:: THE TASK ::
Below, locate the line that contains "Convert this chart to Bokeh code.". Repeat exactly from that line to the line that contains "tot=tops, avg=atlag, lab=atlag_labels))", inclusive, leaving out the pictures.
## Start RECORDS FOR THE EXERCISE
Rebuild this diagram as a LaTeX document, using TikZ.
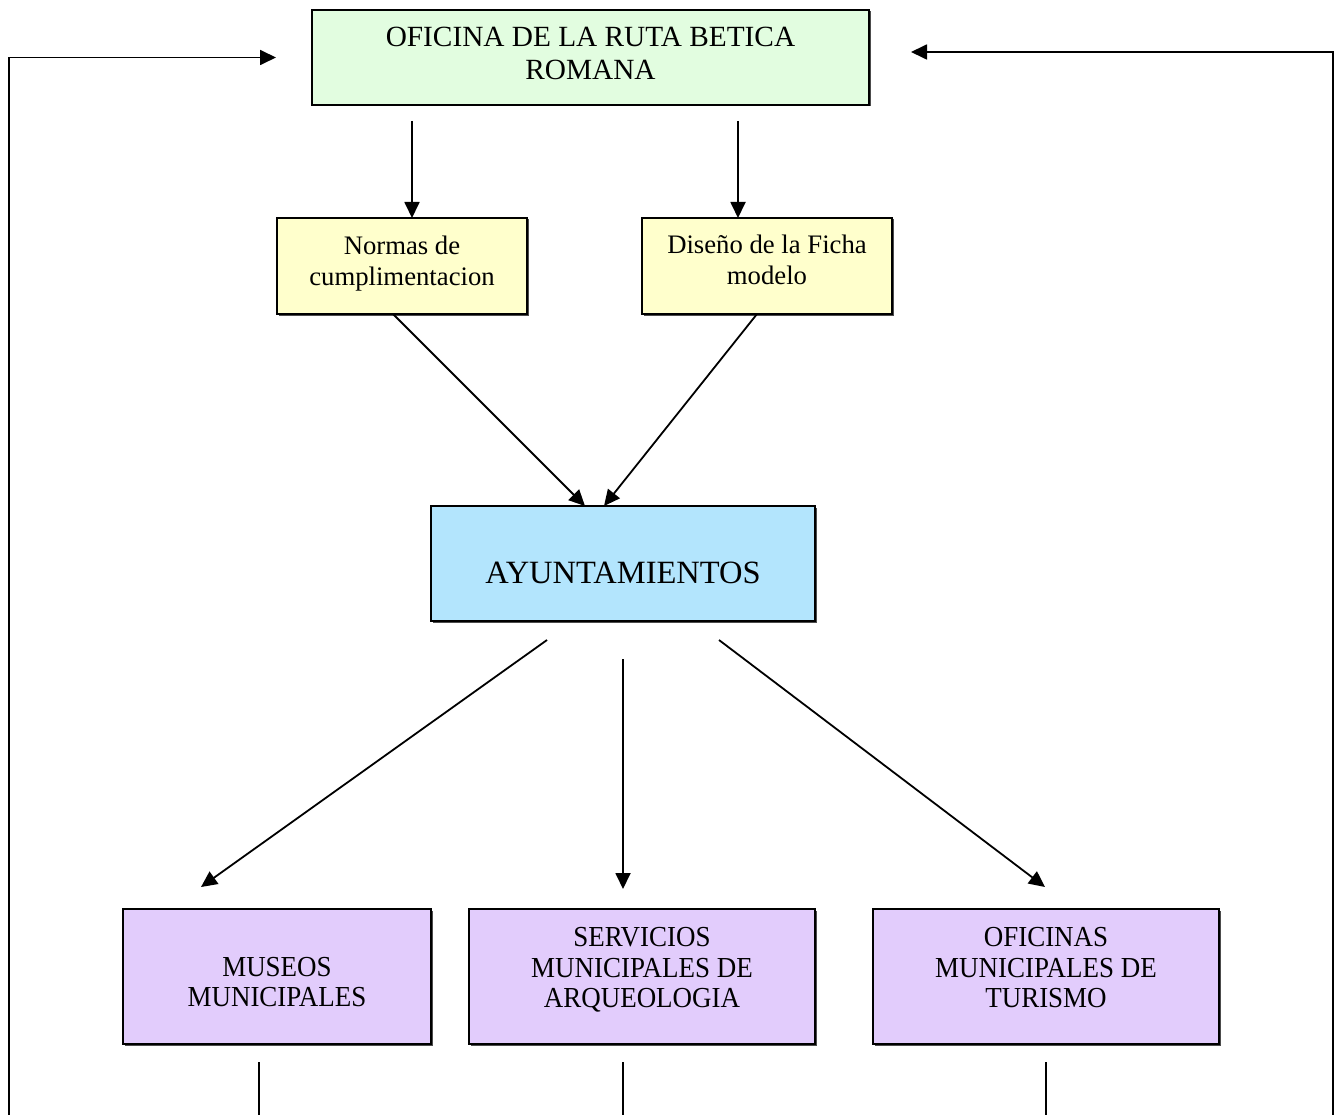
\documentclass[tikz,border=0pt]{standalone}
\usepackage{fontspec}
\setmainfont{Liberation Serif}
\newfontfamily\condserif[FakeStretch=0.93]{Liberation Serif}
\usetikzlibrary{arrows.meta,shadows}
\definecolor{topgreen}{RGB}{226,253,224}
\definecolor{boxyellow}{RGB}{255,255,204}
\definecolor{boxblue}{RGB}{179,229,253}
\definecolor{boxpurple}{RGB}{226,204,252}
\tikzset{
  box/.style={draw=black, line width=1.8pt, inner sep=0pt, outer sep=0pt,
    drop shadow={shadow xshift=1.5pt, shadow yshift=-1.5pt, fill=black!70, opacity=1}},
  txt/.style={align=center, inner sep=0pt},
  arr/.style={line width=1.8pt, -{Triangle[length=16pt,width=15pt]}},
  ln/.style={line width=1.8pt}
}
\begin{document}
\begin{tikzpicture}[x=1pt,y=-1pt]
\useasboundingbox (0,0) rectangle (1335,1115);
% boxes
\node[box, fill=topgreen, minimum width=557, minimum height=95] (top) at (590.5,57.5) {};
\node[txt, font=\fontsize{29.3}{33}\selectfont] (topt) at ([yshift=4]top.center) {OFICINA DE LA RUTA BETICA\\ROMANA};
\node[box, fill=boxyellow, minimum width=250, minimum height=96] (n1) at (402,266) {};
\node[txt, font=\fontsize{26.7}{31}\selectfont] (n1t) at ([yshift=2]n1.center) {Normas de\\cumplimentacion};
\node[box, fill=boxyellow, minimum width=250, minimum height=96] (n2) at (767,266) {};
\node[txt, font=\fontsize{26.7}{31}\selectfont] (n2t) at ([yshift=6]n2.center) {Diseño de la Ficha\\modelo};
\node[box, fill=boxblue, minimum width=384, minimum height=115] (ayu) at (623,563.5) {};
\node[txt, font=\fontsize{32.5}{36}\selectfont] (ayut) at ([yshift=-9.5]ayu.center) {AYUNTAMIENTOS};
\node[box, fill=boxpurple, minimum width=308, minimum height=135] (m1) at (277,976.5) {};
\node[txt, font=\condserif\fontsize{29}{30.5}\selectfont] (m1t) at ([yshift=-5.5]m1.center) {MUSEOS\\MUNICIPALES};
\node[box, fill=boxpurple, minimum width=346, minimum height=135] (m2) at (642,976.5) {};
\node[txt, font=\condserif\fontsize{29}{30.5}\selectfont] (m2t) at ([yshift=6.5]m2.center) {SERVICIOS\\MUNICIPALES DE\\ARQUEOLOGIA};
\node[box, fill=boxpurple, minimum width=346, minimum height=135] (m3) at (1046,976.5) {};
\node[txt, font=\condserif\fontsize{29}{30.5}\selectfont] (m3t) at ([yshift=8.5]m3.center) {OFICINAS\\MUNICIPALES DE\\TURISMO};
% arrows top -> yellow
\draw[arr] ([xshift=10,yshift=-16]n1.north |- top.south) -- ([xshift=10]n1.north);
\draw[arr] ([xshift=-29,yshift=-16]n2.north |- top.south) -- ([xshift=-29]n2.north);
% yellow -> ayuntamientos
\draw[arr] ([xshift=-9]n1.south) -- ([xshift=-38]ayu.north);
\draw[arr] ([xshift=-10]n2.south) -- ([xshift=-19]ayu.north);
% ayuntamientos -> purple
\draw[arr] ([xshift=-76,yshift=-19]ayu.south) -- ([xshift=-76,yshift=22]m1.north);
\draw[arr] ([yshift=-38]ayu.south) -- ([xshift=-19,yshift=20]m2.north);
\draw[arr] ([xshift=96,yshift=-19]ayu.south) -- ([xshift=-1,yshift=22]m3.north);
% bottom stubs
\coordinate (b1) at (259,1115);
\coordinate (b2) at (623,1115);
\coordinate (b3) at (1046,1115);
\draw[ln] ([yshift=-18]b1 |- m1.south) -- (b1);
\draw[ln] ([yshift=-18]b2 |- m2.south) -- (b2);
\draw[ln] ([yshift=-18]b3 |- m3.south) -- (b3);
% feedback loops
\coordinate (lb) at (9,1115);
\coordinate (rb) at (1333,1115);
\draw[arr] (lb) |- ([xshift=-36]top.west);
\draw[arr] (rb) |- ([xshift=42,yshift=5.5]top.east);
\end{tikzpicture}
\end{document}
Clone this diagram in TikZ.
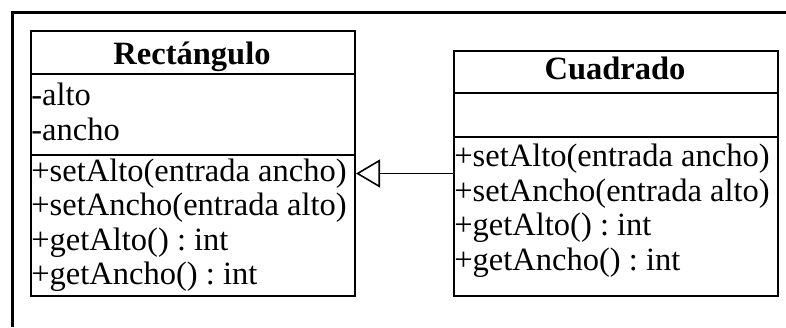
\documentclass[tikz,border=0pt]{standalone}
\usepackage{fontspec}
\setmainfont{Liberation Serif}
\frenchspacing
\usetikzlibrary{arrows.meta}
\begin{document}
\begin{tikzpicture}[x=0.5pt,y=-0.5pt,
  frame/.style={line width=1.5pt},
  classbox/.style={draw, line width=1pt, rectangle, inner sep=0pt, anchor=north west},
  divider/.style={line width=1pt},
  member/.style={anchor=base west, inner sep=0pt, font=\fontsize{16.25}{19}\selectfont\frenchspacing},
  classname/.style={anchor=base, inner sep=0pt, font=\fontsize{16.25}{19}\selectfont\bfseries},
  inherit/.style={line width=0.8pt, -{Triangle[open,length=12pt,width=14pt,line width=0.8pt]}}]
  \useasboundingbox (0,0) rectangle (786,327);
  % open frame around the diagram
  \draw[frame] (12,327) -- (12,12) -- (786,12);

  % class boxes
  \node[classbox, minimum width=162pt, minimum height=132.5pt] (rect) at (30,30) {};
  \node[classbox, minimum width=162pt, minimum height=122.5pt] (cuad) at (453,50) {};

  % compartment dividers
  \draw[divider] ([yshift=-22pt]rect.north west) -- ([yshift=-22pt]rect.north east);
  \draw[divider] ([yshift=-62.5pt]rect.north west) -- ([yshift=-62.5pt]rect.north east);
  \draw[divider] ([yshift=-21.5pt]cuad.north west) -- ([yshift=-21.5pt]cuad.north east);
  \draw[divider] ([yshift=-43.5pt]cuad.north west) -- ([yshift=-43.5pt]cuad.north east);

  % Rectángulo
  \node[classname] (rtitle) at (192,64) {Rectángulo};
  \node[member] (ra1) at (31,105) {-alto};
  \node[member] (ra2) at (31,140.5) {-ancho};
  \node[member] (rm1) at (31,181) {+setAlto(entrada ancho)};
  \node[member] (rm2) at (31,215.5) {+setAncho(entrada alto)};
  \node[member] (rm3) at (31,250) {+getAlto() : int};
  \node[member] (rm4) at (31,284.5) {+getAncho() : int};

  % Cuadrado
  \node[classname] (ctitle) at (615,79.5) {Cuadrado};
  \node[member] (cm1) at (454,166) {+setAlto(entrada ancho)};
  \node[member] (cm2) at (454,201) {+setAncho(entrada alto)};
  \node[member] (cm3) at (454,235.5) {+getAlto() : int};
  \node[member] (cm4) at (454,270) {+getAncho() : int};

  % generalisation
  \draw[inherit] (cuad.west) -- (cuad.west -| rect.east);
\end{tikzpicture}
\end{document}
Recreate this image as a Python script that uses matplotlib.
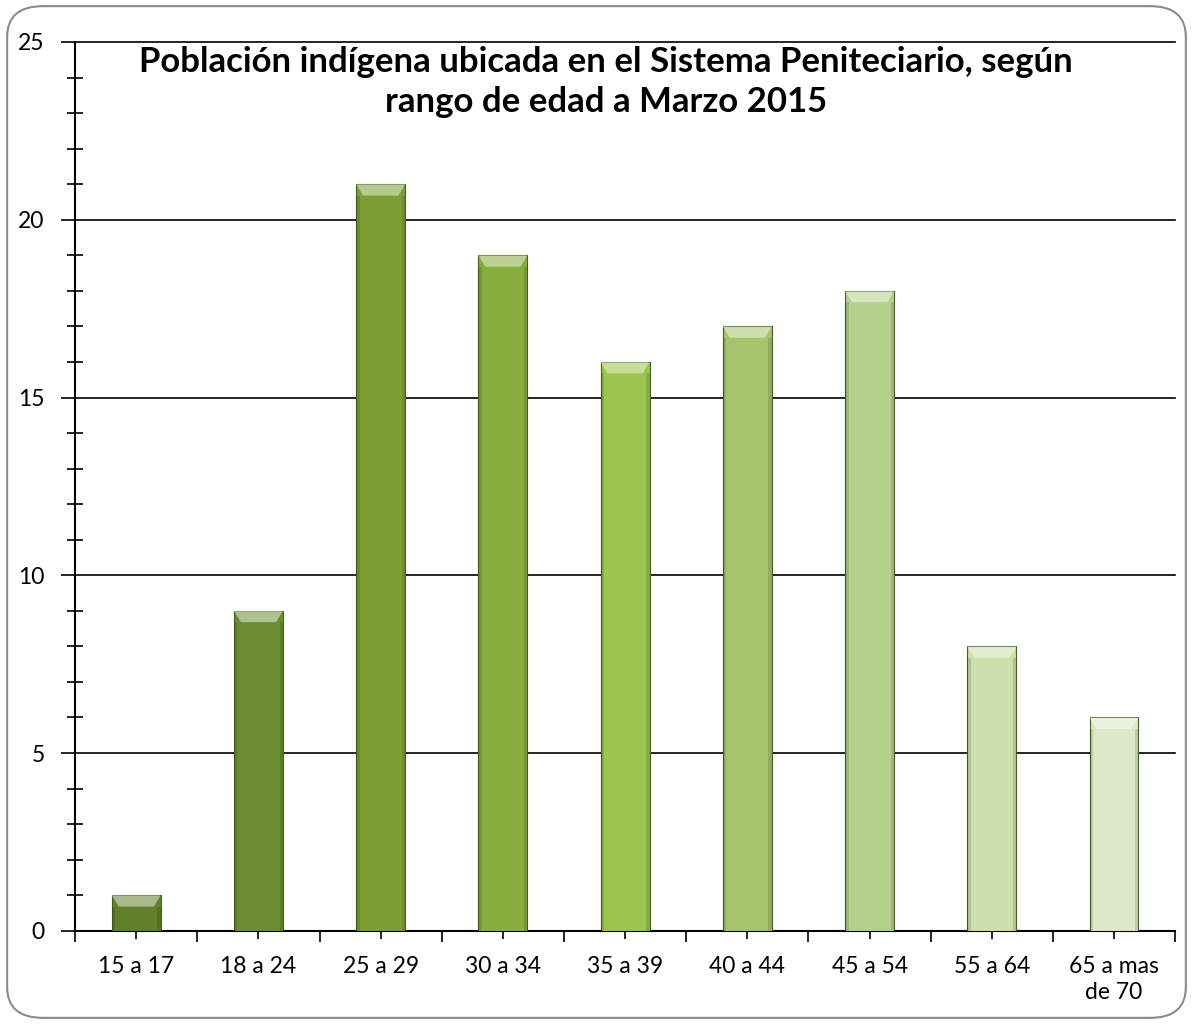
import numpy as np
import matplotlib.pyplot as plt
from matplotlib.patches import FancyBboxPatch, Polygon
from matplotlib.ticker import FixedLocator, MultipleLocator

# Datos
rangos = ['15 a 17', '18 a 24', '25 a 29', '30 a 34', '35 a 39',
          '40 a 44', '45 a 54', '55 a 64', '65 a mas\nde 70']
poblacion = [1, 9, 21, 19, 16, 17, 18, 8, 6]
colores = ['#61802b', '#6c8d2f', '#7b9f36', '#87ad3e', '#9bc54c',
           '#a6c46c', '#b5cf8c', '#cddfab', '#dde8c9']

plt.rcParams['font.family'] = ['Lato', 'DejaVu Sans']

fig = plt.figure(figsize=(11.93, 10.24), dpi=100)
ax = fig.add_axes([0.063, 0.091, 0.922, 0.868])

# borde redondeado
borde = FancyBboxPatch((0.006, 0.006), 0.988, 0.988, boxstyle='round,pad=0,rounding_size=0.03',
                       transform=fig.transFigure, fill=False, edgecolor='#8c8c8c', linewidth=1.5)
fig.patches.append(borde)

x = np.arange(len(rangos))
barras = ax.bar(x, poblacion, width=0.4, color=colores, edgecolor='#4a5e24',
                linewidth=0.8, zorder=3)

# efecto biselado en la parte superior de cada barra
for b, c in zip(barras, colores):
    x0, w, h = b.get_x(), b.get_width(), b.get_height()
    d = 0.32
    tapa = Polygon([(x0, h), (x0 + w, h), (x0 + w - w * 0.14, h - d), (x0 + w * 0.14, h - d)],
                   closed=True, facecolor='white', alpha=0.45, edgecolor='none', zorder=4)
    ax.add_patch(tapa)
    for xs in [(x0, x0 + w * 0.07), (x0 + w - w * 0.07, x0 + w)]:
        ax.fill_between(xs, 0, h - d, color='black', alpha=0.12, linewidth=0, zorder=4)

ax.set_xlim(-0.5, len(rangos) - 0.5)
ax.set_ylim(0, 25)
ax.yaxis.set_major_locator(MultipleLocator(5))
ax.yaxis.set_minor_locator(MultipleLocator(1))
ax.grid(axis='y', which='major', color='black', linewidth=1.2, zorder=1)
for gl in ax.get_ygridlines():
    gl.set_clip_on(False)

ax.xaxis.set_major_locator(FixedLocator(np.arange(-0.5, len(rangos), 1.0)))
ax.xaxis.set_minor_locator(FixedLocator(x))
ax.set_xticklabels([])
ax.set_xticks(x, rangos, minor=True)
ax.tick_params(axis='x', which='major', length=8, width=1.2, direction='out')
ax.tick_params(axis='x', which='minor', length=12, width=1.2, direction='inout',
               labelsize=16.5, pad=12)
ax.tick_params(axis='y', which='major', length=10, width=1.2, direction='out',
               labelsize=16.5, pad=12)
ax.tick_params(axis='y', which='minor', length=12, width=1.2, direction='inout')
for t in ax.xaxis.get_minorticklabels():
    t.set_linespacing(1.3)

ax.spines['right'].set_visible(False)
ax.spines['top'].set_visible(False)
ax.spines['left'].set_linewidth(1.5)
ax.spines['bottom'].set_linewidth(1.5)

fig.text(0.508, 0.92, 'Población indígena ubicada en el Sistema Peniteciario, según\nrango de edad a Marzo 2015',
         ha='center', va='center', fontsize=25, fontweight='bold', linespacing=1.3)

fig.savefig('out.png', dpi=100)
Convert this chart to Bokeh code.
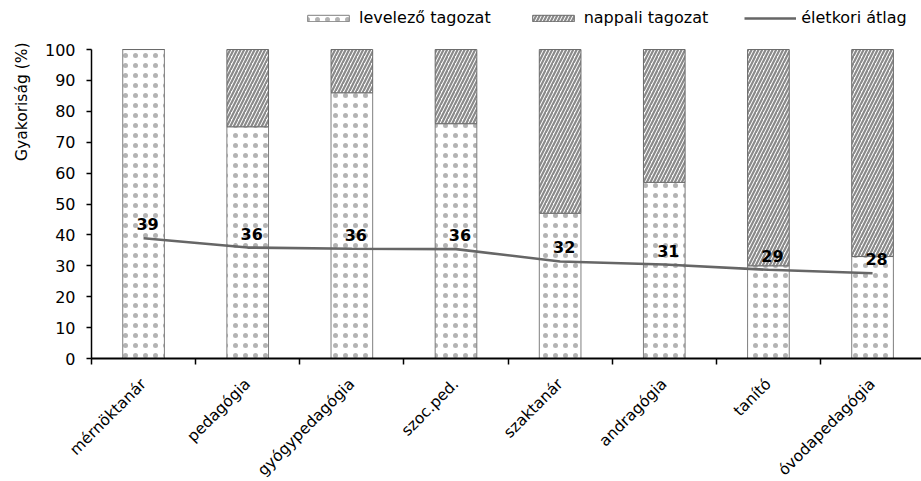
from math import pi
from bokeh.plotting import figure
from bokeh.models import (ColumnDataSource, Range1d, FixedTicker, Legend, LegendItem, Title)
from bokeh.core.properties import value
from bokeh.embed import file_html
from bokeh.resources import INLINE

categories = ["mérnöktanár", "pedagógia", "gyógypedagógia", "szoc.ped.",
              "szaktanár", "andragógia", "tanító", "óvodapedagógia"]
levelezo = [100, 75, 86, 76, 47, 57, 30, 33]
nappali = [0, 25, 14, 24, 53, 43, 70, 67]
atlag = [38.9, 35.9, 35.5, 35.4, 31.4, 30.4, 28.7, 27.6]
atlag_labels = ["39", "36", "36", "36", "32", "31", "29", "28"]
y_ticks = [0, 10, 20, 30, 40, 50, 60, 70, 80, 90, 100]
y_label = "Gyakoriság (%)"
legend_names = ["levelező tagozat", "nappali tagozat", "életkori átlag"]

FONT = "DejaVu Sans"
n = len(categories)
xs = [i + 0.5 for i in range(n)]
bounds = list(range(n + 1))
tops = [a + b for a, b in zip(levelezo, nappali)]

src = ColumnDataSource(dict(x=xs, lev=levelezo, tot=tops, avg=atlag, lab=atlag_labels))

FH = 351  # frame includes room above 100 for the legend
p = figure(frame_width=830, frame_height=FH, output_backend="svg", toolbar_location=None,
           x_range=Range1d(0, 7.97), y_range=Range1d(0, 113.6),
           min_border_left=90, min_border_right=0, min_border_top=7, min_border_bottom=10)
p.outline_line_color = None
p.xgrid.visible = False
p.ygrid.visible = False
p.background_fill_color = "white"
p.border_fill_color = "white"

r_lev = p.vbar(x="x", bottom=0, top="lev", width=0.4, source=src,
               fill_color="white", line_color="#7f7f7f", line_width=1,
               hatch_pattern="dot", hatch_color="#b3b3b3", hatch_scale=10, hatch_weight=1.0)
r_nap = p.vbar(x="x", bottom="lev", top="tot", width=0.4, source=src,
               fill_color="white", line_color="#6a6a6a", line_width=1,
               hatch_pattern="right_diagonal_line", hatch_color="#8a8a8a",
               hatch_scale=7, hatch_weight=2.2)
r_line = p.line(x="x", y="avg", source=src, line_color="#666666", line_width=2.6)
p.text(x="x", y="avg", text="lab", source=src, x_offset=4, y_offset=-14,
       text_align="center", text_baseline="middle",
       text_font=value(FONT), text_font_style="bold", text_font_size="16px",
       text_color="black")

# y axis
p.yaxis.ticker = FixedTicker(ticks=y_ticks)
p.yaxis.bounds = (0, 100)
p.yaxis.axis_line_color = "black"
p.yaxis.axis_line_width = 1.5
p.yaxis.major_tick_line_color = "black"
p.yaxis.major_tick_line_width = 1.5
p.yaxis.major_tick_in = 0
p.yaxis.major_tick_out = 5
p.yaxis.minor_tick_line_color = None
p.yaxis.major_label_text_font = FONT
p.yaxis.major_label_text_font_size = "16px"
p.yaxis.major_label_text_color = "black"
p.yaxis.major_label_standoff = 11

# x axis
p.xaxis.ticker = FixedTicker(ticks=xs, minor_ticks=bounds)
p.xaxis.major_label_overrides = {x: c for x, c in zip(xs, categories)}
p.xaxis.major_label_orientation = pi / 4
p.xaxis.major_tick_line_color = None
p.xaxis.major_tick_in = 0
p.xaxis.major_tick_out = 0
p.xaxis.minor_tick_line_color = "black"
p.xaxis.minor_tick_line_width = 1.5
p.xaxis.minor_tick_in = 0
p.xaxis.minor_tick_out = 6
p.xaxis.axis_line_color = "black"
p.xaxis.axis_line_width = 2
p.xaxis.major_label_text_font = FONT
p.xaxis.major_label_text_font_size = "15.5px"
p.xaxis.major_label_text_color = "black"
p.xaxis.major_label_standoff = 17

p.add_layout(Title(text=y_label, align="right", standoff=21, offset=35,
                   text_font=FONT, text_font_size="15.5px", text_font_style="normal",
                   text_color="black"), "left")

legend = Legend(items=[LegendItem(label=legend_names[0], renderers=[r_lev]),
                       LegendItem(label=legend_names[1], renderers=[r_nap]),
                       LegendItem(label=legend_names[2], renderers=[r_line])],
                orientation="horizontal", location=(211, 331),
                glyph_width=52, glyph_height=8, label_standoff=5, spacing=36,
                padding=0, margin=0, border_line_color=None,
                background_fill_alpha=0,
                label_text_font=FONT, label_text_font_size="16px",
                label_text_color="black")
p.add_layout(legend)

open("out.html", "w").write(file_html(p, INLINE))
## End RECORDS FOR THE EXERCISE
:: THE REPLY ::
Convert this chart to Bokeh code.
from math import pi
from bokeh.plotting import figure
from bokeh.models import (ColumnDataSource, Range1d, FixedTicker, Legend, LegendItem, Title)
from bokeh.core.properties import value
from bokeh.embed import file_html
from bokeh.resources import INLINE

categories = ["mérnöktanár", "pedagógia", "gyógypedagógia", "szoc.ped.",
              "szaktanár", "andragógia", "tanító", "óvodapedagógia"]
levelezo = [100, 75, 86, 76, 47, 57, 30, 33]
nappali = [0, 25, 14, 24, 53, 43, 70, 67]
atlag = [38.9, 35.9, 35.5, 35.4, 31.4, 30.4, 28.7, 27.6]
atlag_labels = ["39", "36", "36", "36", "32", "31", "29", "28"]
y_ticks = [0, 10, 20, 30, 40, 50, 60, 70, 80, 90, 100]
y_label = "Gyakoriság (%)"
legend_names = ["levelező tagozat", "nappali tagozat", "életkori átlag"]

FONT = "DejaVu Sans"
n = len(categories)
xs = [i + 0.5 for i in range(n)]
bounds = list(range(n + 1))
tops = [a + b for a, b in zip(levelezo, nappali)]

src = ColumnDataSource(dict(x=xs, lev=levelezo, tot=tops, avg=atlag, lab=atlag_labels))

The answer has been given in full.